Sharapova vigorously fought to overturn the ban, saying she had not been properly advised of the official change, and the Court of Arbitration for Sport cut the ban to 15 months and said in its ruling it did not believe she was "an intentional doper."

"Although I'm at a stage or age in my career where you're closer to the end than your beginning, you always want to end a chapter in your life on your own terms, in your own voice. That's why I fought so hard for the truth to be out," she said.

Sharapova's ban will end two days after the Stuttgart Grand Prix starts on April 24. Organisers gave her a wild card entry and a late start to allow her to return to action.

Sharapova is eager to get back on the court.

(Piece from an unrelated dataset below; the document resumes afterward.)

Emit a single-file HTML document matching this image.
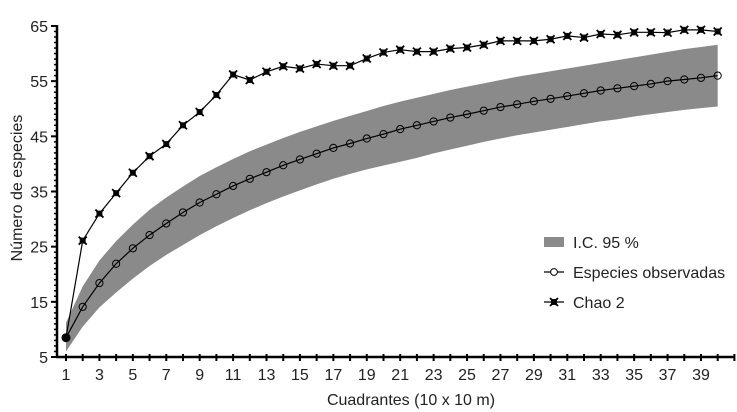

"I've been training quite hard for the past four months," she said, adding it would likely take some time to pay off.

"Practice is never the same as match play. But I know that my mind and my body still have the motivation to be the best tennis player I can be."

Reaction from other players

Some players have bristled at what they feel is preferential treatment for draw card Sharapova, who reigned as the highest earning female athlete in the world for 11 years in a row, according to Forbes magazine

"For me it's not ok, and I spoke to some other players and nobody is ok with it, but it's not up to us," world number four Dominika Cibulkova of Slovakia said.

"It's not about her, but everyone who was doping should start from zero."

Sharapova, who turns 30 on April 19, said she does not worry about the reception she will receive and is confident in her integrity.